Today, my Mom Viviane and I went to Regina to celebrate her birthday. We decided it would be nice to meet up for lunch with a cousin that we hadn’t seen in awhile. During our visit my cousin Arlene asked me a very interesting question, “how did you get to be so introspective at such a young age?” Well it took me about 2 seconds to answer this:
My Grandmother/ Grandmère – Elise Hall
For some people it takes years to find a heroine/hero in their lives for me I was born and there she was. For my childhood years she was the woman I looked up to for her no nonsense way of life, her love of reading and passion for life. In my teens we developed into a kinship of being able to talk about anything without any judgement on either side of the conversation. In my twenties I realized that my Grandmother was my best friend, now how may people can say that. Some weeks we would phone each other 3 – 4 times to talk about major issues and sometimes about what we had for lunch.
What many people don’t realize that it was my Grandmother who really molded me into the woman I am today. You see my father and I never ever got along. Many of you would say well that’s how every father/daughter relationship is. No, I really mean we drove each other crazy. He would say something was black and I would do my damnedest to make him say it was white, well maybe not just white, brilliant white. I didn’t like the way he viewed the world and he didn’t understand my views any better. My Grandmother was the person that I would call and tell her about all of the injustices I thought that I had to live with. She would always listen carefully never taking either of our sides in the conflict (she also loved her son in law). I believe it’s time for the world to hear her amazing advice that changed my life forever:
“You don’t have to like someone to love them” Elise Hall
Holy crap that hit me hard.
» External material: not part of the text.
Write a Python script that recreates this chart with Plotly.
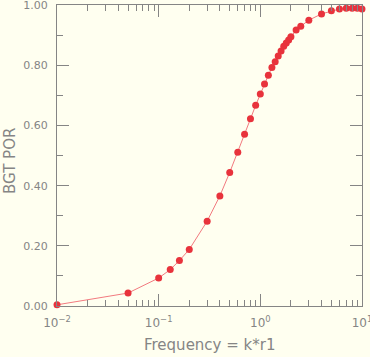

She just gave me permission to accept and recognize that I really don’t like my dad and his judgments but at the same time I can still love him because well, his my dad. Wow I know mind blowing isn’t it!!! Well I wish I could say things with my Dad changed overnight with this revelation, that would be a lie but over the next few years and up to when my Dad passed away life was a little easier.
Elise had a special way about her. Her gift was listening to others and making people feel like they were the only person in the world that mattered to her. If you mention Elise to someone that knew her you will likely hear a story about how she helped them or took the time to get to know them when they really need a friend to talk to.
Scott and my 2 sons, Nicholas and Kade were also very blessed to know her. Sometimes during our weekly phone call the 3 of us would fight over who would get to talk to her first to tell her some excited news. We always looked forward to Grandmère’s Christmas visits to our house were the conversations went on and on for hours.
They say that losing someone gets easier with time maybe that’s true but it still doesn’t take the sting out of my heart when I pick up the phone to call and tell her something important only to remember that she’s no longer with us. My heart will always be missing a piece until I meet her again someday.
Love you always Grandmère . Your Pennie
p.s. Arlene, thanks for asking me the question and reminding me how lucky I am to have such amazing women in my life, including you, my soul sister!!!
p.s. Mom thanks for being an amazing woman, Scott and I agree you are always welcome to live with us. Happy Birthday Mom, love you always.